Aznarisation, tel est le nouvel épouvantail qui va hanter les nuits agitées des politiciens qui nous gouvernent. L’aznarisation, c’est le prix du mensonge, l’aller simple dans les poubelles de l’histoire, la mort subite politique.
Il y a longtemps qu’on l’attendait, cette revanche de la morale sur l’impunité des menteurs et des tricheurs qui pensaient que le contrôle des médias d’un pays, doublée de l’obséquiosité d’une caste de rédacteurs en chef soumis, leur permettait d’agiter à tout va des hochets démocratiques tout en bafouant la démocratie, en méprisant leurs administrés qu’ils prennent pour des imbéciles heureux.
Ce qui frappe surtout dans l’affaire espagnole, c’est la rapidité vertigineuse du retour de boomerang. J’y vois pour ma part un effet heureux de la mondialisation: l’information, à un certain niveau d’émotivité populaire, n’est plus contrôlable à une échelle nationale depuis que les moyens d’information n’ont plus de frontières grâce aux satellites, à l’internet, à la téléphonie.
Cette mondialisation provoque certes un repli citoyen favorisant, quand les choses vont bien, un désintérêt pour la politique qui se manifeste par la disparition du militantisme de base et une forte abstention lors des scrutins. Mais dès qu’une question capitale est en jeu — comme, à Madrid, la paix ou la guerre –, la mobilisation via SMS ou internet se fait à toute vitesse et déplace des foules immenses.
Demain, une tâche essentielle des politiques sera de prévoir ces mouvements populaires et de les prévenir en rendant leurs activités transparentes, morales, mais pas forcément d’une honnêteté aussi rigoureuse que celle d’un de Gaulle que son fils vient de rappeler au bon souvenir de ses concitoyens. Nos sociétés ne sont plus figées et acceptent volontiers des transgressions (les frais de bouche d’un Chirac par exemple) à condition que l’on n’essaie pas de nous faire prendre des vessies pour des lanternes.

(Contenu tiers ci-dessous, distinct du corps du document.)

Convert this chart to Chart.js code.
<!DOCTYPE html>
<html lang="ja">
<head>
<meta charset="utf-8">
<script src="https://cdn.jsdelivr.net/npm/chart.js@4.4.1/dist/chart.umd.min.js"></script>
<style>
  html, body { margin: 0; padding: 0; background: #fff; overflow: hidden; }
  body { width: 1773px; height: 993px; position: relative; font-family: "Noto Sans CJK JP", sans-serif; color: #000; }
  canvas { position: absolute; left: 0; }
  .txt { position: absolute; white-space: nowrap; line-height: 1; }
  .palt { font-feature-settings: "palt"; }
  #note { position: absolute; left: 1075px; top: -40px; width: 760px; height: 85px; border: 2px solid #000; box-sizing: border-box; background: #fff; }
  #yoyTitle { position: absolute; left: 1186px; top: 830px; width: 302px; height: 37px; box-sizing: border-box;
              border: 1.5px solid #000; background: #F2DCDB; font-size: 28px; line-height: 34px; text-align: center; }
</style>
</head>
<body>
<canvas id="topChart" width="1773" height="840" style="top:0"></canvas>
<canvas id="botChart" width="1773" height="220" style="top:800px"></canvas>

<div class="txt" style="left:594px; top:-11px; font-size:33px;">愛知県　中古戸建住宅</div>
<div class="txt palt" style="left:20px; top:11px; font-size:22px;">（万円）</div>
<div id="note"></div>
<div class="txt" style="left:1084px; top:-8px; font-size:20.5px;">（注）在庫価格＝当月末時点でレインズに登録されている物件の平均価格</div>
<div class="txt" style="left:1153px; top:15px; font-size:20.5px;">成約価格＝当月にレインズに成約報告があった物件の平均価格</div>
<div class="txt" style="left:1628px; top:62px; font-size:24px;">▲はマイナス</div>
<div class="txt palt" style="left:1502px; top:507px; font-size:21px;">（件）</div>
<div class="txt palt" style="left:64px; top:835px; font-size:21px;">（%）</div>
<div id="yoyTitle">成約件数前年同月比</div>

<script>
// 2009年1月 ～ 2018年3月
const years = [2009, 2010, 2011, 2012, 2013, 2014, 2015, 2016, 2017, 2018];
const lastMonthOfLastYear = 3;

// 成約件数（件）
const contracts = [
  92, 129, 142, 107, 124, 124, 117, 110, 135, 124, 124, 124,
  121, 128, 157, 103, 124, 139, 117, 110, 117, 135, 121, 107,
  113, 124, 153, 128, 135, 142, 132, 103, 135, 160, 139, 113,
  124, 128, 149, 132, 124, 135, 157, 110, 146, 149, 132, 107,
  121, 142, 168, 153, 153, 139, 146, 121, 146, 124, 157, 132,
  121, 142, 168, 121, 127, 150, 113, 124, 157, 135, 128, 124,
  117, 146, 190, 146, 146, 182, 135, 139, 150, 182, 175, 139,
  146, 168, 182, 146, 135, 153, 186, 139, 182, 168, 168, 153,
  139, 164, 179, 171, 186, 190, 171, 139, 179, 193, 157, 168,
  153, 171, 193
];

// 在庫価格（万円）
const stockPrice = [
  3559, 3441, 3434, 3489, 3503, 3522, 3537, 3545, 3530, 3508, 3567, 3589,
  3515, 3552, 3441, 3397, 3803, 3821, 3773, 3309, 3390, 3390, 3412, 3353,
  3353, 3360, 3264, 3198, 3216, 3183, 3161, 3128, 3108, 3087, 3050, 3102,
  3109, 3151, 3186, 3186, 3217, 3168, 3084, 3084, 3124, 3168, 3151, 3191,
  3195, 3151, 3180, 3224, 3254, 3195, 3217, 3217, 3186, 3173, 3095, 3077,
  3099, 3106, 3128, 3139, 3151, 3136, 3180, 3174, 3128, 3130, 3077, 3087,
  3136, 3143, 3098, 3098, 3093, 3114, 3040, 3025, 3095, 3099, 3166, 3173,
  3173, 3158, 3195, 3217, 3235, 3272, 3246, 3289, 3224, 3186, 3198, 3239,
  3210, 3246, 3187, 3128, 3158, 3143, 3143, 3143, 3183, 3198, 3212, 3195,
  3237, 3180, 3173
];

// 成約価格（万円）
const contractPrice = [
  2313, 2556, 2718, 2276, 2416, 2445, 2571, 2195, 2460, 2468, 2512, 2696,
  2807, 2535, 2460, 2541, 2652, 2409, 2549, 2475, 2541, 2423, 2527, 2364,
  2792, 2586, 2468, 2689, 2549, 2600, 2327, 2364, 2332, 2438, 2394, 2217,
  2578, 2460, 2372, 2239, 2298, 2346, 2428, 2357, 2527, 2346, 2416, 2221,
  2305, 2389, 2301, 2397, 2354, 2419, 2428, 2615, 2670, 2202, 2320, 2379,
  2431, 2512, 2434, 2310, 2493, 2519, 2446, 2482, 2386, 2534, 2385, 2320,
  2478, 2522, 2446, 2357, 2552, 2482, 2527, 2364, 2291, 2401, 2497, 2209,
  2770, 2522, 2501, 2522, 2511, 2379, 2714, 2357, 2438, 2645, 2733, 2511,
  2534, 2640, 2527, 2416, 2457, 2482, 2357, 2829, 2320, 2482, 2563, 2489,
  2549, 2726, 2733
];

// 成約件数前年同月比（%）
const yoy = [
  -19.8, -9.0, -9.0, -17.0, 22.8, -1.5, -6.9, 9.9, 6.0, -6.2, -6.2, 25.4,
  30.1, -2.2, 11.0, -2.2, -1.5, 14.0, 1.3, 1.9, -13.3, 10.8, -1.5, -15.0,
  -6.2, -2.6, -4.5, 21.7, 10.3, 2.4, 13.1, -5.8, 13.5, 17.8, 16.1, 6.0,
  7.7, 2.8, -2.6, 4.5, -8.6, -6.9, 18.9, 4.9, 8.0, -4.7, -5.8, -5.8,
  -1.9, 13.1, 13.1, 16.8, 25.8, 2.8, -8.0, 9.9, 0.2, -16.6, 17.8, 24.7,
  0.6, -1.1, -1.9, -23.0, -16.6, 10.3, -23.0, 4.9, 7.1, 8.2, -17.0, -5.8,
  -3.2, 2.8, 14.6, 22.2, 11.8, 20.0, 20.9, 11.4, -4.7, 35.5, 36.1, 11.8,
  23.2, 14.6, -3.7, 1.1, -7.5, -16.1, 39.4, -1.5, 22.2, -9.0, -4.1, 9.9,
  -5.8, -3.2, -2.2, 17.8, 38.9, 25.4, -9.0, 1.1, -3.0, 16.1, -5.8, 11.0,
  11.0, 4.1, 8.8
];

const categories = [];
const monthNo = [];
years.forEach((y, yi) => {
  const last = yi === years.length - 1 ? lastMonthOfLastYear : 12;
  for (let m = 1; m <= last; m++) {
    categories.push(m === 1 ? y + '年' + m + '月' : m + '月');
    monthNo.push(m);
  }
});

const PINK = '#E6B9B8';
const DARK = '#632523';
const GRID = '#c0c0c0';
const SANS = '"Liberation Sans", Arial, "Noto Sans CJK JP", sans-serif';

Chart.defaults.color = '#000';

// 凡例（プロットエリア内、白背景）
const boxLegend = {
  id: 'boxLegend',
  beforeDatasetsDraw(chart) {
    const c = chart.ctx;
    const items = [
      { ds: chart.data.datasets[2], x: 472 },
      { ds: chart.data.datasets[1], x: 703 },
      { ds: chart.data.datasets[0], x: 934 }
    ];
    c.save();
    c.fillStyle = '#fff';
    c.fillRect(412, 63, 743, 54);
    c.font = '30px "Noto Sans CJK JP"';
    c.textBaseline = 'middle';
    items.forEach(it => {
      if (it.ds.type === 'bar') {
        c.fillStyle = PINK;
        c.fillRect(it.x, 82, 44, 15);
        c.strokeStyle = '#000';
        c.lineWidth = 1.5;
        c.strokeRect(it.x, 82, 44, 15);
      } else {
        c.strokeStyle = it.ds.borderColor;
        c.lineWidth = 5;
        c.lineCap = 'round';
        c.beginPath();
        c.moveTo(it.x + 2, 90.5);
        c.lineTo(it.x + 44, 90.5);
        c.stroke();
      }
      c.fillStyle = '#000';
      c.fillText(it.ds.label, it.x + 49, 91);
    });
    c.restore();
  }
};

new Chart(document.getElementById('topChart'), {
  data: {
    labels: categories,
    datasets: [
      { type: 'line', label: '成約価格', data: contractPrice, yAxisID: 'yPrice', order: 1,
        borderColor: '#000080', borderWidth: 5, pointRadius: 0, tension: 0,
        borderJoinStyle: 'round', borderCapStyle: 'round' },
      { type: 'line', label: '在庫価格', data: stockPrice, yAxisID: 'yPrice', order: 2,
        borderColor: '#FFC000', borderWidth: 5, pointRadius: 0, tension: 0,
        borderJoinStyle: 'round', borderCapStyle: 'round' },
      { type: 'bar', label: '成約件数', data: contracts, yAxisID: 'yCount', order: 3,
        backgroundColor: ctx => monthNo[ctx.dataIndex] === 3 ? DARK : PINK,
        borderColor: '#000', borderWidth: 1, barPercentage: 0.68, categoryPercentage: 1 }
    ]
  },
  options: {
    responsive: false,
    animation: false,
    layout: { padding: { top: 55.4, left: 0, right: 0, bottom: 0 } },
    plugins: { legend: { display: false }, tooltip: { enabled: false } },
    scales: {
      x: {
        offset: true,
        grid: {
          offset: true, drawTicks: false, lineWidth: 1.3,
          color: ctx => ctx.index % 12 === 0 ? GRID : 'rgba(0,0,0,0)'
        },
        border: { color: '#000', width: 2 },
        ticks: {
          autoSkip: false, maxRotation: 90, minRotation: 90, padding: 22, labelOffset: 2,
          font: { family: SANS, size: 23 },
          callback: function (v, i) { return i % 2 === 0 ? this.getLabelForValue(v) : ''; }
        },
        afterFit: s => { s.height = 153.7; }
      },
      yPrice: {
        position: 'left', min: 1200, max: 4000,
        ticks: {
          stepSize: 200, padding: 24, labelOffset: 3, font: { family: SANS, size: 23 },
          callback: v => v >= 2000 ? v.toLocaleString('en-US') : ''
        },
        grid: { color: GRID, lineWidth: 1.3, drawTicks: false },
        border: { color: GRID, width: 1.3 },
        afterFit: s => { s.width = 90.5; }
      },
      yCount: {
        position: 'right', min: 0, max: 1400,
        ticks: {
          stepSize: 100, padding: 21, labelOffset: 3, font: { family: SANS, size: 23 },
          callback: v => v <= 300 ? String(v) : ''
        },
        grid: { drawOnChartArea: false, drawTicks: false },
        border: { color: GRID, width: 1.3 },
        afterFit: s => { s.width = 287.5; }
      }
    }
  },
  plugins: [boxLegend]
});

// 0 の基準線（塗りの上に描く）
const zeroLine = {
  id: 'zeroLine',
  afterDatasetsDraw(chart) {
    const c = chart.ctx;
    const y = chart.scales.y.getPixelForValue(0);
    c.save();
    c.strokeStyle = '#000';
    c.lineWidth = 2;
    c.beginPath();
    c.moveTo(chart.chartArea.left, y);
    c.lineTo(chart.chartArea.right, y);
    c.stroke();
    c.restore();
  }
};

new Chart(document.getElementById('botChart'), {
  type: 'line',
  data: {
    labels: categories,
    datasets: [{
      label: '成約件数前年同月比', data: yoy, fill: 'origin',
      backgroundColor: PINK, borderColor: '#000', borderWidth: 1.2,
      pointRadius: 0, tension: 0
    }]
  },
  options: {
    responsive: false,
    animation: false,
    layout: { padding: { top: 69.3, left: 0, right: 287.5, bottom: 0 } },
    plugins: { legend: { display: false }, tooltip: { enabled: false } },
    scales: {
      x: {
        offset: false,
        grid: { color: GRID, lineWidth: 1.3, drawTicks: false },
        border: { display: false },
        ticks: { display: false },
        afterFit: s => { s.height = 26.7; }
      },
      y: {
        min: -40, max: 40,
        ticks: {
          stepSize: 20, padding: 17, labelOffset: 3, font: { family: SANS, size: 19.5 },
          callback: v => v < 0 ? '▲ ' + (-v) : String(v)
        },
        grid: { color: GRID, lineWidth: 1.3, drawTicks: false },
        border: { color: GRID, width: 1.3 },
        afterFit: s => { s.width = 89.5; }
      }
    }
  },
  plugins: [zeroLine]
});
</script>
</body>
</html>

Dans ce sens, Blair dont les mensonges à répétition sont dévoilés semaines après semaines, et Berlusconi, l’histrion péninsulaire dont la politique économique (on vient de l’apprendre) a provoqué l’an dernier une chute de 2,8% du PIB, devraient se faire du souci quant à l’avenir de leurs carrières respectives.
Mais, histoire de balayer devant notre porte, le Conseil fédéral devrait lui aussi se faire du souci. Sa gestion de la crise avec l’Union européenne est encore et toujours nulle. Les déclarations du président Joseph Deiss mardi dernier devant les Chambres sont d’un lénifiant à pleurer.

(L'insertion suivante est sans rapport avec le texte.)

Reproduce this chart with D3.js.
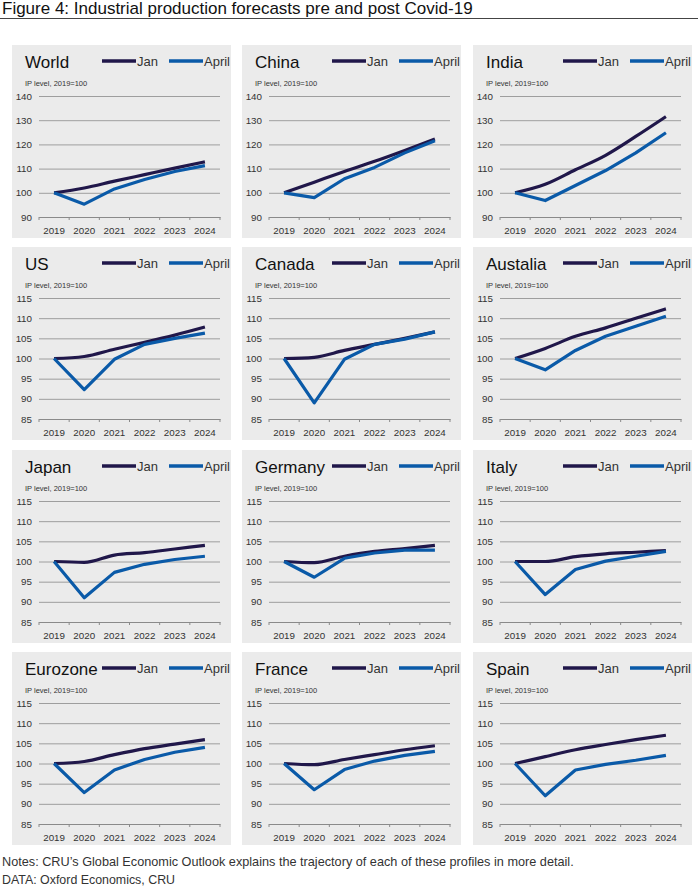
<!DOCTYPE html>
<html>
<head>
<meta charset="utf-8">
<script src="https://cdn.jsdelivr.net/npm/d3@7"></script>
<style>
  body { margin: 0; background: #fff; }
  text { font-family: "Liberation Sans", Arial, sans-serif; }
</style>
</head>
<body>
<svg width="698" height="888"></svg>
<script>
let years = ['2019', '2020', '2021', '2022', '2023', '2024']
let regions = ['World', 'China', 'India', 'US', 'Canada', 'Austalia',
  'Japan', 'Germany', 'Italy', 'Eurozone', 'France', 'Spain']

// forecasts made in January (pre Covid-19)
let janValues = [
  [100, 102.0, 104.8, 107.5, 110.2, 112.8],
  [100, 104.4, 108.8, 113.0, 117.5, 122.2],
  [100, 103.5, 109.5, 115.5, 123.3, 131.5],
  [100, 100.5, 102.3, 104.0, 105.8, 107.8],
  [100, 100.3, 102.0, 103.5, 105.0, 106.6],
  [100, 102.5, 105.5, 107.6, 110.0, 112.3],
  [100, 99.8, 101.6, 102.2, 103.1, 104.0],
  [100, 99.7, 101.3, 102.5, 103.2, 104.0],
  [100, 100.0, 101.2, 101.9, 102.3, 102.7],
  [100, 100.5, 102.2, 103.7, 104.8, 105.9],
  [100, 99.7, 101.0, 102.2, 103.4, 104.4],
  [100, 101.7, 103.4, 104.7, 105.9, 107.0]
]

// forecasts made in April (post Covid-19)
let aprilValues = [
  [100, 95.3, 101.6, 105.5, 108.8, 111.2],
  [100, 98.0, 105.8, 110.5, 116.5, 121.5],
  [100, 96.8, 103.0, 109.2, 116.5, 124.8],
  [100, 92.3, 99.8, 103.5, 105.0, 106.3],
  [100, 89.0, 99.8, 103.5, 104.8, 106.6],
  [100, 97.2, 102.0, 105.5, 108.0, 110.5],
  [100, 91.0, 97.3, 99.3, 100.5, 101.3],
  [100, 96.1, 100.8, 102.1, 102.8, 102.8],
  [100, 91.8, 98.0, 100.1, 101.3, 102.5],
  [100, 92.8, 98.4, 101.0, 102.8, 104.0],
  [100, 93.5, 98.5, 100.6, 102.0, 103.0],
  [100, 92.0, 98.4, 99.8, 100.8, 102.0]
]

let ticksTopRow = [90, 100, 110, 120, 130, 140]
let ticksOtherRows = [85, 90, 95, 100, 105, 110, 115]

let seriesNames = ['Jan', 'April']
let colors = { Jan: '#20174a', April: '#0a5aa8' }

let svg = d3.select('svg')

let colX = [12, 242, 473]
let rowY = [45, 247, 450, 652]
let panelW = 219
let panelH = 193
let plotLeft = 27
let plotRight = 208
let plotTop = 51
let plotBottom = 172

// title + rule
svg.append('text')
  .attr('x', 2)
  .attr('y', 14)
  .attr('font-size', 17)
  .attr('fill', '#111')
  .text('Figure 4: Industrial production forecasts pre and post Covid-19')

svg.append('line')
  .attr('x1', 0).attr('x2', 698)
  .attr('y1', 18.5).attr('y2', 18.5)
  .attr('stroke', '#444')
  .attr('stroke-width', 1)

let x = d3.scaleBand().domain(years).range([plotLeft, plotRight])

regions.forEach((name, i) => {
  let row = Math.floor(i / 3)
  let col = i % 3
  let ticks = row === 0 ? ticksTopRow : ticksOtherRows
  let y = d3.scaleLinear()
    .domain(d3.extent(ticks))
    .range([plotBottom, plotTop])

  let g = svg.append('g')
    .attr('transform', `translate(${colX[col]},${rowY[row]})`)

  g.append('rect')
    .attr('width', panelW)
    .attr('height', panelH)
    .attr('fill', '#ebebeb')

  // gridlines + y labels
  let yAxis = g.append('g')
    .attr('transform', `translate(${plotLeft},0)`)
    .call(d3.axisLeft(y).tickValues(ticks).tickSize(-(plotRight - plotLeft)).tickPadding(7))
  yAxis.select('.domain').remove()
  yAxis.selectAll('.tick line').attr('stroke', '#8a8a8a').attr('stroke-width', 0.8)
  yAxis.selectAll('.tick text')
    .attr('font-size', 9.8)
    .attr('fill', '#333')
    .attr('font-family', '"Liberation Sans", Arial, sans-serif')

  // x axis with ticks between categories
  let xAxis = g.append('g')
    .attr('transform', `translate(0,${plotBottom})`)
    .call(d3.axisBottom(x).tickSize(0).tickPadding(10))
  xAxis.select('.domain').attr('stroke', '#8a8a8a')
  xAxis.selectAll('.tick text')
    .attr('font-size', 9.8)
    .attr('fill', '#333')
    .attr('font-family', '"Liberation Sans", Arial, sans-serif')
  xAxis.selectAll('.sep')
    .data(d3.range(years.length + 1))
    .enter()
    .append('line')
    .attr('x1', d => plotLeft + d * x.step())
    .attr('x2', d => plotLeft + d * x.step())
    .attr('y1', 0)
    .attr('y2', 3)
    .attr('stroke', '#8a8a8a')

  // lines: Jan is smoothed, April keeps the sharp 2020 dip
  let lineFor = curve => d3.line()
    .x((d, j) => x(years[j]) + x.bandwidth() / 2)
    .y(d => y(d))
    .curve(curve)
  let curves = [d3.curveMonotoneX, d3.curveLinear]

  let series = [janValues[i], aprilValues[i]]
  series.forEach((vals, k) => {
    g.append('path')
      .datum(vals)
      .attr('fill', 'none')
      .attr('stroke', colors[seriesNames[k]])
      .attr('stroke-width', 3.2)
      .attr('stroke-linejoin', 'round')
      .attr('d', lineFor(curves[k]))
  })

  // panel title
  g.append('text')
    .attr('x', 13)
    .attr('y', 23)
    .attr('font-size', 17)
    .attr('fill', '#111')
    .text(name)

  // legend
  let legendX = [90, 157]
  seriesNames.forEach((s, k) => {
    g.append('line')
      .attr('x1', legendX[k]).attr('x2', legendX[k] + 34)
      .attr('y1', 16).attr('y2', 16)
      .attr('stroke', colors[s])
      .attr('stroke-width', 3.5)
    g.append('text')
      .attr('x', legendX[k] + 35)
      .attr('y', 20.5)
      .attr('font-size', 13)
      .attr('fill', '#333')
      .text(s)
  })

  g.append('text')
    .attr('x', 13)
    .attr('y', 41)
    .attr('font-size', 7.5)
    .attr('fill', '#333')
    .text('IP level, 2019=100')
})

// footer
svg.append('text')
  .attr('x', 2)
  .attr('y', 866)
  .attr('font-size', 12.7)
  .attr('fill', '#333')
  .text('Notes: CRU\u2019s Global Economic Outlook explains the trajectory of each of these profiles in more detail.')

svg.append('text')
  .attr('x', 2)
  .attr('y', 884)
  .attr('font-size', 12.4)
  .attr('fill', '#333')
  .text('DATA: Oxford Economics, CRU')
</script>
</body>
</html>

Or, comme je ne pense pas que le Conseil fédéral soit composé d’ingénus, de naïfs ou d’inconscients, Deiss et ses collègues ont forcément dû ébaucher au moins un semblant de stratégie pour répondre à ce qui est clairement une offensive européenne contre un élément récalcitrant et perturbateur totalement englobé dans son espace géographique.
Si la seule question des réexportations de marchandises vers l’Europe peut nous coûter des centaines de millions de francs et des milliers de poste de travail, il est évident que nos sept Sages s’en préoccupent. Ne serait-il pas intéressant de faire connaître le résultat de ces cogitations?
Refuser cette transparence, ce dialogue avec les citoyens, revient à les mépriser. Et à cacher une fois de plus le seul grand enjeu de notre politique: quand entrerons-nous dans l’Union européenne? Cette entrée peut encore se faire sur une base volontaire à condition de relancer sérieusement le débat en ne cachant aucun des éléments du dossier.
Sinon, sous la pression de nos puissants voisins, elle se fera de force dans les pires conditions avec toutes les conséquences politiques que cela impliquera, notamment l’émargination pour de longues années de toute voix helvétique dans le concert des nations européennes.
Blocher&Merz (et les banquiers qui les appuient) devraient revoir leur histoire et réfléchir sur le sort que les radicaux réservèrent aux conservateurs-catholiques après 1848: un demi-siècle de purgatoire politique.